Former Donald Trump’s personal lawyer Michael Cohen suggested on Sunday that the ex-president had issued pardons for himself, his children, and his lawyer Rudy Giuliani before leaving office.
Trump granted pardons to 73 individuals and commuted the sentences of an additional 70, including Steve Bannon and rapper Kodak Black in the early hours of Wednesday morning. But his list did not include preemptive pardons for himself, his family or Giuliani.
Cohen during an interview on MSNBC told host Alex Witt that he started to ponder why the former president didn’t issue pardons for himself, his children or Giuliani after “knowing Donald Trump for well over a decade.”
“I started thinking to myself it doesn’t really make sense because it’s not like Donald Trump, so what am I missing?” he said.
Cohen concluded that Trump could have already pardoned himself, his children and Giuliani in secret, in what he referred to as “pocket pardons.”
“I kind of think I figured it out,” he said. “I think Donald Trump actually has given himself the pardon. I think he also has pocket pardons for his children and for Rudy and it’s already stashed somewhere that, if and when they do get indicted and that there’s a criminal conviction, federal criminal conviction brought against him, that he already has the pardons in hand.”

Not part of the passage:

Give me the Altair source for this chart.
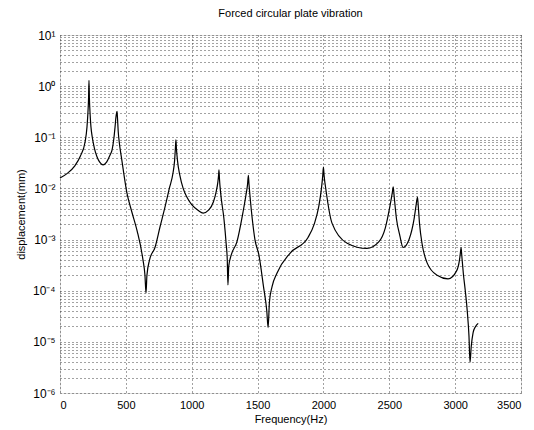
import altair as alt
import pandas as pd

freq_hz = [0, 53, 114, 155, 190, 205, 212, 217, 220, 223, 228, 235, 245, 260, 280, 300, 327, 355, 380,
           395, 410, 418, 425, 430, 433, 436, 442, 450, 470, 508, 545, 585, 630, 645, 653, 660, 680,
           721, 760, 797, 830, 858, 870, 876, 880, 884, 892, 910, 935, 963, 1000, 1050, 1087, 1130, 1165,
           1185, 1198, 1204, 1207, 1211, 1220, 1245, 1262, 1270, 1275, 1281, 1300, 1343, 1390, 1412, 1424,
           1430, 1435, 1445, 1460, 1480, 1510, 1545, 1570, 1580, 1590, 1610, 1647, 1746, 1883, 1930, 1965,
           1985, 1995, 2000, 2005, 2020, 2065, 2180, 2330, 2420, 2470, 2505, 2522, 2530, 2537, 2555, 2580,
           2605, 2650, 2688, 2705, 2714, 2720, 2730, 2750, 2787, 2863, 2946, 3013, 3033, 3041, 3045,
           3050, 3062, 3077, 3092, 3105, 3113, 3122, 3136, 3155, 3175]
disp_mm = [0.016, 0.0195, 0.028, 0.043, 0.08, 0.16, 0.3, 0.6, 1.3, 0.6, 0.3, 0.16, 0.1, 0.063, 0.042,
           0.033, 0.029, 0.033, 0.045, 0.056, 0.1, 0.16, 0.25, 0.3, 0.32, 0.25, 0.13, 0.08, 0.035, 0.0082,
           0.0035, 0.0015, 0.0004, 0.0002, 0.00009, 0.0002, 0.0004, 0.0007, 0.0018, 0.0043, 0.01, 0.02,
           0.035, 0.06, 0.089, 0.06, 0.035, 0.018, 0.01, 0.0068, 0.0048, 0.0037, 0.0033, 0.0038, 0.0055,
           0.0085, 0.013, 0.018, 0.023, 0.015, 0.008, 0.0025, 0.0008, 0.0004, 0.00013, 0.0003, 0.0005,
           0.0009, 0.0035, 0.0075, 0.012, 0.018, 0.012, 0.006, 0.0025, 0.001, 0.0005, 0.00012, 0.00004,
           0.000019, 0.00006, 0.00012, 0.00022, 0.00054, 0.0011, 0.002, 0.0045, 0.01, 0.018, 0.026, 0.018,
           0.009, 0.0021, 0.00085, 0.00067, 0.0009, 0.0017, 0.0045, 0.008, 0.0107, 0.007, 0.0025, 0.0012,
           0.0007, 0.001, 0.0025, 0.005, 0.0068, 0.0045, 0.002, 0.0008, 0.00035, 0.0002, 0.00017, 0.00025,
           0.0004, 0.00058, 0.0007, 0.0005, 0.00022, 0.0001, 0.00004, 0.000013, 0.000004, 0.000008,
           0.000015, 0.00002, 0.000023]

x_ticks = [0, 500, 1000, 1500, 2000, 2500, 3000, 3500]
y_ticks = [m * 10.0 ** k for k in range(-6, 1) for m in range(1, 10)] + [10.0]

df = pd.DataFrame({"f": freq_hz, "d": disp_mm})

label_expr = (
    "abs(log(datum.value)/LN10 - round(log(datum.value)/LN10)) > 0.001 ? '' : "
    "'10' + (round(log(datum.value)/LN10) == 1 ? '¹' : "
    "round(log(datum.value)/LN10) == 0 ? '⁰' : "
    "round(log(datum.value)/LN10) == -1 ? '⁻¹' : "
    "round(log(datum.value)/LN10) == -2 ? '⁻²' : "
    "round(log(datum.value)/LN10) == -3 ? '⁻³' : "
    "round(log(datum.value)/LN10) == -4 ? '⁻⁴' : "
    "round(log(datum.value)/LN10) == -5 ? '⁻⁵' : '⁻⁶')"
)

font = "Liberation Sans"

chart = alt.Chart(df).mark_line(color="black", strokeWidth=1.2, interpolate="monotone").encode(
    x=alt.X("f:Q", scale=alt.Scale(domain=[0, 3500], nice=False),
            axis=alt.Axis(values=x_ticks, format="d", title="Frequency(Hz)", grid=True, gridColor="#444",
                          gridDash=[1, 3], gridWidth=1, ticks=False, labelPadding=6,
                          labelFont=font, labelFontSize=11, titleFont=font, titleFontSize=11,
                          titleFontWeight="normal", titleColor="black", labelColor="black",
                          domain=False, titlePadding=3)),
    y=alt.Y("d:Q", scale=alt.Scale(type="log", domain=[1e-6, 10], nice=False),
            axis=alt.Axis(values=y_ticks, labelExpr=label_expr, title="displacement(mm)", grid=True,
                          gridColor="#444", gridDash=[1, 3], gridWidth=1, ticks=False, labelPadding=5,
                          labelFont=font, labelFontSize=12, titleFont=font, titleFontSize=11,
                          titleFontWeight="normal", titleColor="black", labelColor="black",
                          domain=False, titlePadding=6, labelOverlap=False)),
).properties(
    width=461, height=358,
    title=alt.Title("Forced circular plate vibration", font=font, fontSize=11, fontWeight="normal",
                    color="black", offset=10),
    padding={"left": 60, "top": 35, "right": 13, "bottom": 37},
    autosize=alt.AutoSizeParams(type="none"),
).configure_view(stroke="black", strokeWidth=1.5).configure(background="white")

chart.save("out.html", embed_options={"renderer": "svg", "actions": False})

Cohen said that he did some research over the weekend into “whether or not the Constitution requires that pardons be disclosed to the American people and to the press.”
“I couldn’t find anything that said that it does, and that to me is more in line with what George Conway is trying to say about how Donald Trump doesn’t care about the law, how he will skirt the law, how he will do anything to benefit himself, and that includes even, you know, doing something like this with a pocket pardon,” he added.
He further explained that, if his theory is true, it would be contested in the courts, which is a Trump specialty when trying to delay the inevitable.
The U.S. Constitution sets out that the president may grant pardons for offenses “except in cases of impeachment.”
A presidential pardon does not extend to state offenses, which means Trump could still face charges arising from state and city investigations currently being conducted in New York and Georgia.